Attachment: ndb_2_cluster.zip (application/x-zip-compressed, text), 59.15 KiB.
[9 Mar 2006 13:35]
Andrew Harrison
Cluster log
Attachment: ndb_1_cluster.zip (application/x-zip-compressed, text), 33.01 KiB.
[9 Mar 2006 13:46]
Andrew Harrison
The set-up that we have is: Two WebSphere application servers running the node management daemon Two Servers running the MySQL daemon. The Application Servers and MySQL servers are a paired failover (i.e. AppServer1 primarily uses MySQLServer1, but fails over to MySQLServer2 and vice-versa.) The root cause: MyQSLServer1 suffered a message storm (originating in oictl32). We are going to upgrade the Kernel version soon. The message storm filled up the root filespace. The only action to get around this is to delete the syslog file and reboot the server. It would appear that rebooting the server causes the nodes on the other MySQL server to fail. In this instance, node 1 is the management daemon on AppServer1 and node 2 is the management daemon on AppServer2. Node 3,5,7 & 9 are the ndbd instances on MySQLServer1 and 4,6,8 & 10 are the ndbd instances on MySQLServer2. MySQLServer1 was rebooted (we could see when this happened as I was watching the Node Management Console when the server was being rebooted.) resulting in node 3,5,7 & 9 disappearing as expected. Very soon afterwards, node 4, 6, 8 & 10 also die unexpectedly.
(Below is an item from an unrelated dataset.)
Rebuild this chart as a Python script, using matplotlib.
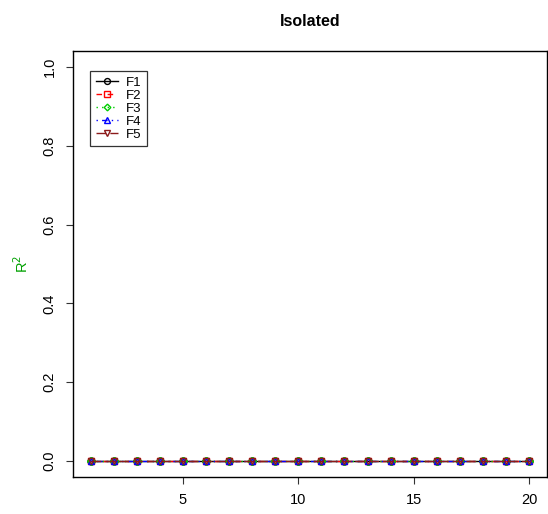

Hope this helps
[19 May 2006 9:52]
Jonas Oreland
Hi, Can you upload you config.ini and error/trace files of the other ndbd nodes that crashed. Also, a number of bug fixes in this area has been fixed since 5.0.18, can you try a newer version? /Jonas
[19 Jun 2006 23:00]
Bugs System
No feedback was provided for this bug for over a month, so it is being suspended automatically. If you are able to provide the information that was originally requested, please do so and change the status of the bug back to "Open".